There was talk before we sailed about the updated forecast from the National Hurricane Center and how the estimated number of named storms had increased. I didn’t think too much about it at the time. We had crates to unpack and equipment to set-up. We had made it 15 days at sea in August without too much impact to our cruise track from weather, so I counted us lucky.
Our last station was just a few days away. We woke just east of Jeffreys Ledge in the western Gulf of Maine earlier this week, steamed into Massachusetts Bay and back out across Stellwagen Bank. We saw some humpback whales, molas, and northern gannets along our way, and discussed the naming of tropical storm Erin, and how the storm’s track would impact our last day-and-a-half of sampling south of Nantucket Shoals and Block Island Sound.

Thankfully, we were able to conduct operations right up to our last station outside the sea buoy off Narragansett Bay. We even caught another subtropical visitor to the Massachusetts coast, a tiny young dolphinfish (Coryphaena hippurus), in our bongo net off Nantucket Shoals.

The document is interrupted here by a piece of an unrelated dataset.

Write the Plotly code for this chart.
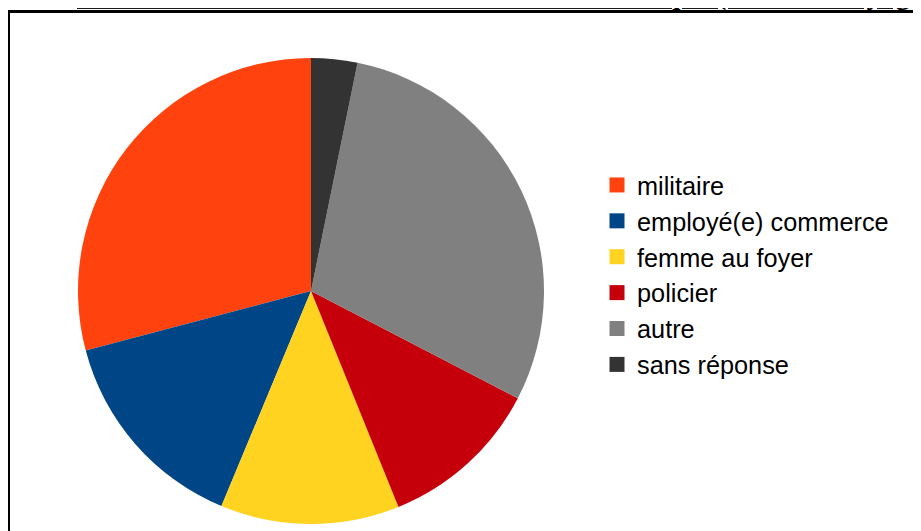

We had a very successful cruise thanks to the great work of the officers and crew of NOAA Ship Gordon Gunter. They kept us working and well-fed from Chesapeake Bay, Virginia, up to Canadian waters and back to Narragansett Bay, Rhode Island. We steamed over 2,800 miles in
16 days, stopping at more than 135 stations to deploy gear to collect hundreds of samples and data files. Now we and our collaborators need to analyze all that information and stitch it together for a better understanding of the shelf ecosystem.
I’d also like to thank our volunteers, Jon, Jessica, David, and Caleb, and Kannan, our NOAA Teacher at Sea, for their assistance and especially for their questions and observations. It is a great reminder of the cool stuff we get to see, but often take for granted.